Se lá atrás, na Idade Média, o celibato foi abraçado pelo catolicismo como forma de defender seu patrimônio e evitar que herdeiros o disputassem e tornou-se obrigatório para o clero a partir de 1537, os tempos, hoje, são outros e a Igreja, para se manter, necessita de se reinventar. Papa Francisco parece saber disso melhor do que ninguém. Ainda não é possível avaliar a medida e é certo que, a curto prazo, ela não será implementada de forma geral. De qualquer forma, a proposta abre a possibilidade de funcionar estrategicamente como um laboratório de testes para a Igreja.
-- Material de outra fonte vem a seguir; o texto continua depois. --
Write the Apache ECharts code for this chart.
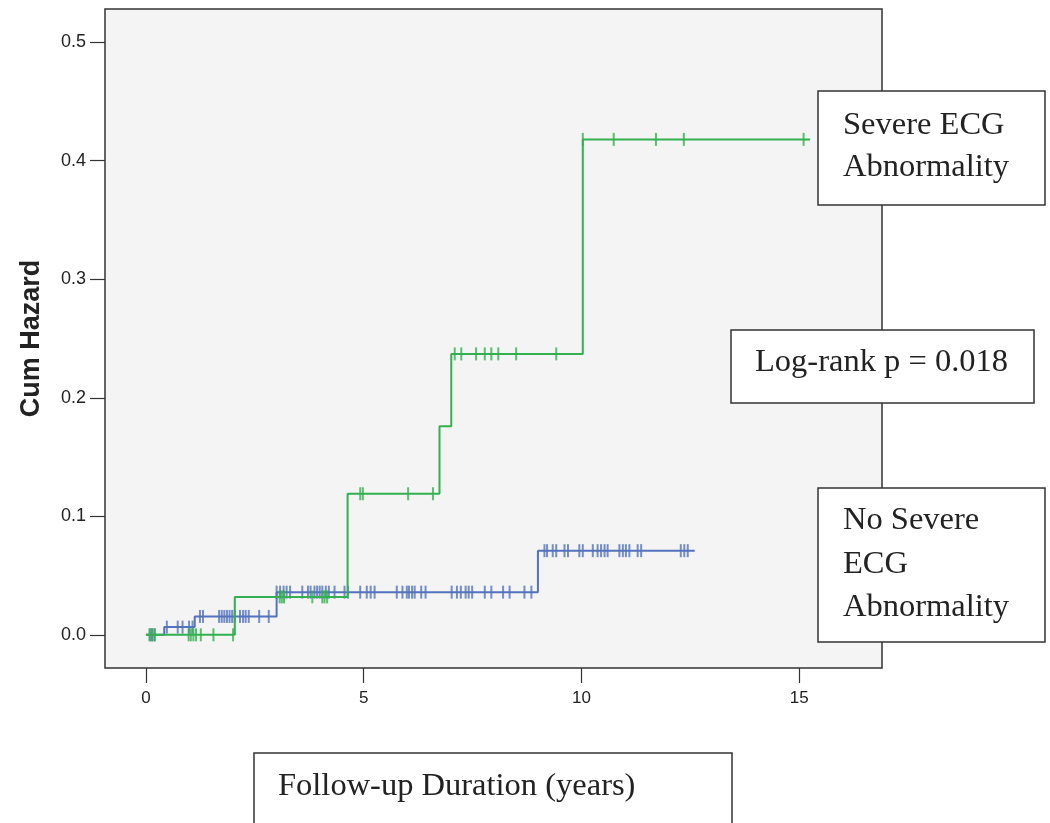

“Originalmente o celibato surge como uma vocação à vida comunitária, que precisa da dedicação exclusiva de uma pessoa que irá liderar as outras. Mas será que ainda precisamos que seja dessa forma? Irmãos protestantes, evangélicos, ortodoxos, pais e mães de santo e de terreiros, muçulmanos e budistas têm líderes que vivem o celibato em momentos especiais ou que não o vivem e nem por isso deixam de ser líderes fortes na fé, nas crenças, na vivência religiosa”, diz Cintrão para, por fim, questionar: “Nesse sentido, como o catolicismo pode olhar para suas lideranças e propor novas formas, novos serviços, novas experiências de vivência na fé?”. A resposta virá, pelo menos em parte, após o dia 27 de outubro, data prevista para o encerramento da reunião clerical que já está em curso, em Roma.